We live within 11 blocks of each other, go to the same gym (frequently together) and have been known to experience separation anxiety after 4 days apart. I’ve never once felt like a third wheel when it’s just the three of us hanging out, largely because we’ve all grown together since college and beyond. I was there for them in their brief break up a million years ago, and their apartment was the first place I went after my break up, where N gave me something to numb the pain and let me cry on their couch until I couldn’t anymore.

M, dancing with snowflakes. N in the background drawing penises on cars.

M, dancing with snowflakes. Not shown: N in the background drawing penises on cars.

After the break up, I practically moved into their apartment, helping M with the cleaning and laundry, and helping N with his work. What started as a joking apology (“Sorry I’m turning into your sister wife”) has come to identify our bizarre but wonderful relationship. Spending time with them has given me seriously high standards in terms of what I want and deserve in a relationship – someone you can share anything with, no matter how embarrassing, or scary, or very, very personal (Aside: sometimes too personal, guys. Anecdotes about bathroom habits, while definitely funny, should probably have a line somewhere. End aside).

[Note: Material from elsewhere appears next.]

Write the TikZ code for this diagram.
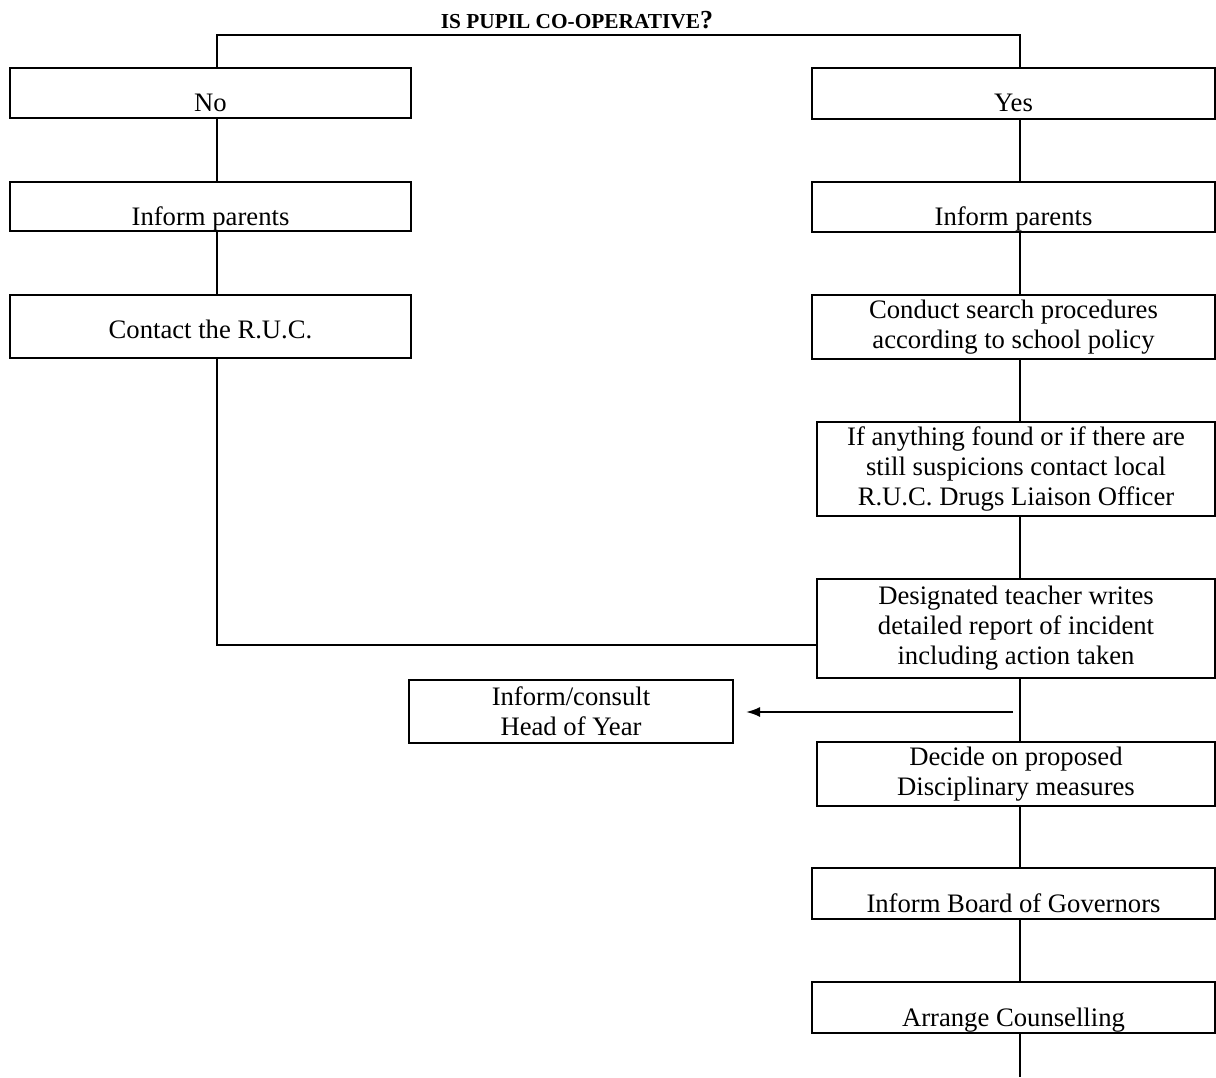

I was afraid that my relationship with them would change once we couldn’t double date anymore, or that I’d lose myself in single life and neglect my friend because her boyfriend should and will always come first. And sure, there have been a few adjustments to us in the past few months, but it’s all been so, so positive. Someday, maybe I’ll find someone who fits into our crazy marriage, weird anecdotes and all. In the meantime, I’m content to spend time in our (fine, their) king-sized bed, whether it’s Monday television dates or weekend laundry day.

Happy birthday hubs – I’ll leave the presents to your other wife.